[start DATA PROVIDED]
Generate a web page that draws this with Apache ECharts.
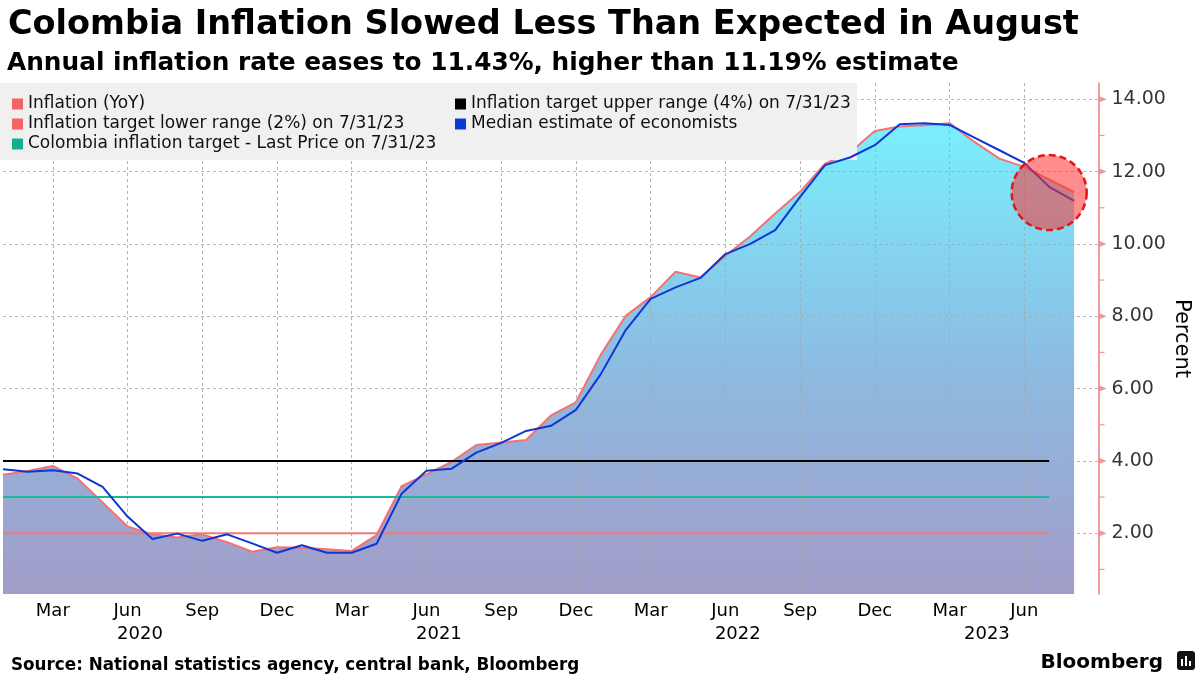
<!DOCTYPE html>
<html>
<head>
<meta charset="utf-8">
<script src="https://cdn.jsdelivr.net/npm/echarts@6/dist/echarts.min.js"></script>
<style>
html,body{margin:0;padding:0;background:#fff;}
#chart{width:1200px;height:675px;}
</style>
</head>
<body>
<div id="chart"></div>
<script>
// ---- Data ----
const months = [
  'Jan 2020','Feb 2020','Mar 2020','Apr 2020','May 2020','Jun 2020','Jul 2020','Aug 2020','Sep 2020','Oct 2020','Nov 2020','Dec 2020',
  'Jan 2021','Feb 2021','Mar 2021','Apr 2021','May 2021','Jun 2021','Jul 2021','Aug 2021','Sep 2021','Oct 2021','Nov 2021','Dec 2021',
  'Jan 2022','Feb 2022','Mar 2022','Apr 2022','May 2022','Jun 2022','Jul 2022','Aug 2022','Sep 2022','Oct 2022','Nov 2022','Dec 2022',
  'Jan 2023','Feb 2023','Mar 2023','Apr 2023','May 2023','Jun 2023','Jul 2023','Aug 2023','Sep 2023'
];
const inflationYoY = [
  3.62,3.72,3.86,3.51,2.85,2.19,1.97,1.88,1.97,1.75,1.49,1.61,
  1.60,1.56,1.51,1.95,3.30,3.63,3.97,4.44,4.51,4.58,5.26,5.62,
  6.94,8.01,8.53,9.23,9.07,9.67,10.21,10.84,11.44,12.22,12.53,13.12,
  13.25,13.28,13.34,12.82,12.36,12.13,11.78,11.43
];
const medianEstimate = [
  3.77,3.70,3.74,3.65,3.28,2.46,1.84,1.99,1.79,1.97,1.72,1.46,
  1.67,1.46,1.46,1.71,3.09,3.73,3.78,4.23,4.50,4.83,4.97,5.41,
  6.40,7.62,8.48,8.80,9.06,9.72,10.00,10.38,11.30,12.18,12.39,12.73,
  13.31,13.34,13.29,12.94,12.59,12.24,11.58,11.19
];
const targetUpper = 4;     // Inflation target upper range (4%)
const targetLower = 2;     // Inflation target lower range (2%)
const targetPoint = 3;     // Colombia inflation target
const targetStart = 'Jan 2020';
const targetEnd = 'Jul 2023';
const highlightMonth = 'Jul 2023';
const highlightValue = 11.42;
const yTicks = [2,4,6,8,10,12,14];
const yMinorTicks = [1,3,5,7,9,11,13];
const quarterMonths = ['Mar','Jun','Sep','Dec'];

// ---- Derived ----
const nData = inflationYoY.length;
const years = [];
months.slice(0, nData).forEach((m, i) => {
  const y = m.slice(4);
  let e = years.find(o => o.year === y);
  if (!e) { e = {year: y, first: i, last: i}; years.push(e); }
  e.last = i;
});
years.forEach(e => e.mid = (e.first + e.last) / 2);

const showQuarter = (i, v) => i < nData && quarterMonths.indexOf(months[i].slice(0,3)) >= 0;
const lastCat = months[months.length - 1];

const FONT = 'DejaVu Sans';
const AXIS_RED = '#f07a7a';
const GRID_LINE = {color: '#a8a8a8', type: [3,3], width: 1, opacity: 0.85};
const chart = echarts.init(document.getElementById('chart'));
chart.setOption({
  animation: false,
  backgroundColor: '#ffffff',
  textStyle: {fontFamily: FONT},
  title: [
    {text: 'Colombia Inflation Slowed Less Than Expected in August', left: 3, top: 3,
     textStyle: {fontFamily: FONT, fontSize: 33.5, fontWeight: 'bold', color: '#000'}},
    {text: 'Annual inflation rate eases to 11.43%, higher than 11.19% estimate', left: 2, top: 46,
     textStyle: {fontFamily: FONT, fontSize: 24.8, fontWeight: 'bold', color: '#000'}},
    {text: 'Source: National statistics agency, central bank, Bloomberg', left: 6, top: 652,
     textStyle: {fontFamily: FONT, fontSize: 16.8, fontWeight: 'bold', color: '#000'}},
    {text: 'Bloomberg', right: 32, top: 648,
     textStyle: {fontFamily: FONT, fontSize: 20, fontWeight: 'bold', color: '#000'}}
  ],
  graphic: [
    {type: 'rect', left: 0, top: 83, shape: {width: 857, height: 77}, style: {fill: '#f0f0f0'}, z: 3},
    {type: 'rect', left: 1177, top: 651, shape: {width: 18, height: 19, r: 3}, style: {fill: '#111'}, z: 5},
    {type: 'rect', left: 1181, top: 659, shape: {width: 2, height: 7}, style: {fill: '#fff'}, z: 6},
    {type: 'rect', left: 1185, top: 656, shape: {width: 2, height: 10}, style: {fill: '#fff'}, z: 6},
    {type: 'rect', left: 1189, top: 661, shape: {width: 2, height: 5}, style: {fill: '#fff'}, z: 6}
  ],
  legend: {
    left: 12, top: 94, width: 900, padding: 0, itemGap: 0,
    itemWidth: 11, itemHeight: 11, icon: 'rect', z: 6,
    textStyle: {fontFamily: FONT, fontSize: 17, color: '#111', width: 427, lineHeight: 20, overflow: 'none'},
    data: ['Inflation (YoY)', 'Inflation target upper range (4%) on 7/31/23',
           'Inflation target lower range (2%) on 7/31/23', 'Median estimate of economists',
           'Colombia inflation target - Last Price on 7/31/23']
  },
  grid: {left: 0, right: 98, top: 83, bottom: 81, containLabel: false},
  xAxis: [
    {
      type: 'category', data: months, boundaryGap: false, z: 1.5,
      axisLine: {show: false}, axisTick: {show: false},
      axisLabel: {interval: showQuarter, formatter: v => v.slice(0,3), margin: 8,
                  fontFamily: FONT, fontSize: 18, color: '#000'},
      splitLine: {show: true, interval: showQuarter, lineStyle: GRID_LINE}
    },
    {
      type: 'value', min: 0, max: months.length - 1, interval: 0.5, position: 'bottom', z: 1.5,
      axisLine: {show: false}, axisTick: {show: false}, splitLine: {show: false},
      axisLabel: {margin: 31, fontFamily: FONT, fontSize: 18, color: '#000',
                  showMinLabel: true, showMaxLabel: true,
                  formatter: v => { const e = years.find(o => Math.abs(o.mid - v) < 1e-6); return e ? e.year : ''; }}
    }
  ],
  yAxis: {
    type: 'value', position: 'right', min: 0.32, max: 14.45, z: 1.5,
    axisLine: {show: true, onZero: false, lineStyle: {color: AXIS_RED, width: 1.5}},
    axisTick: {show: false},
    axisLabel: {show: false},
    splitLine: {show: false},
    name: 'Percent', nameLocation: 'middle', nameRotate: -90, nameGap: 72,
    nameTextStyle: {fontFamily: FONT, fontSize: 21, color: '#000'}
  },
  series: [
    {
      name: 'Inflation (YoY)', type: 'line', data: inflationYoY, z: 1,
      symbol: 'none', lineStyle: {color: '#f47272', width: 2}, itemStyle: {color: '#f46464'},
      areaStyle: {opacity: 1, origin: 'start', color: new echarts.graphic.LinearGradient(0,0,0,1,[
        {offset: 0, color: '#7aeffe'}, {offset: 0.5, color: '#8cbde2'}, {offset: 1, color: '#a29cc8'}])},
      markLine: {
        silent: true, symbol: 'none', label: {show: false}, z: 1.6,
        lineStyle: GRID_LINE,
        data: yTicks.map(v => ({yAxis: v}))
      }
    },
    {
      name: 'Inflation target upper range (4%) on 7/31/23', type: 'line', z: 3,
      data: [[targetStart, targetUpper], [targetEnd, targetUpper]],
      symbol: 'none', lineStyle: {color: '#000', width: 2}, itemStyle: {color: '#000'}
    },
    {
      name: 'Inflation target lower range (2%) on 7/31/23', type: 'line', z: 3,
      data: [[targetStart, targetLower], [targetEnd, targetLower]],
      symbol: 'none', lineStyle: {color: '#f07a7a', width: 2}, itemStyle: {color: '#f46464'}
    },
    {
      name: 'Colombia inflation target - Last Price on 7/31/23', type: 'line', z: 3,
      data: [[targetStart, targetPoint], [targetEnd, targetPoint]],
      symbol: 'none', lineStyle: {color: '#1ab89c', width: 2}, itemStyle: {color: '#16b08c'}
    },
    {
      name: 'Median estimate of economists', type: 'line', data: medianEstimate, z: 4,
      symbol: 'none', lineStyle: {color: '#0c37d4', width: 2}, itemStyle: {color: '#0a3ad6'},
      markPoint: {
        z: 10, silent: true,
        data: [{coord: [highlightMonth, highlightValue], symbol: 'circle', symbolSize: 75,
                itemStyle: {color: 'rgba(255,48,48,0.55)', borderColor: '#e01818', borderWidth: 2.5, borderType: [7,4]},
                label: {show: false}}]
      }
    },
    {
      // major y ticks (arrow marks) with their labels
      type: 'scatter', z: 5, silent: true, symbol: 'triangle', symbolSize: [6, 7], symbolRotate: -90,
      symbolOffset: [4, 0], itemStyle: {color: AXIS_RED}, clip: false,
      data: yTicks.map(v => [lastCat, v]),
      label: {show: true, position: 'right', distance: 5, formatter: p => p.value[1].toFixed(2),
              fontFamily: FONT, fontSize: 19, color: '#000'}
    },
    {
      // minor y ticks
      type: 'scatter', z: 5, silent: true, symbol: 'rect', symbolSize: [5, 1.2],
      symbolOffset: [3, 0], itemStyle: {color: AXIS_RED, opacity: 0.8}, clip: false,
      data: yMinorTicks.map(v => [lastCat, v])
    }
  ]
});
</script>
</body>
</html>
[end DATA PROVIDED]
§ **WRITTEN PROBLEM**
From the data above, copy each line where the string "with" appears.

§ **COMPLETE RESPONSE**
Generate a web page that draws this with Apache ECharts.
      // major y ticks (arrow marks) with their labels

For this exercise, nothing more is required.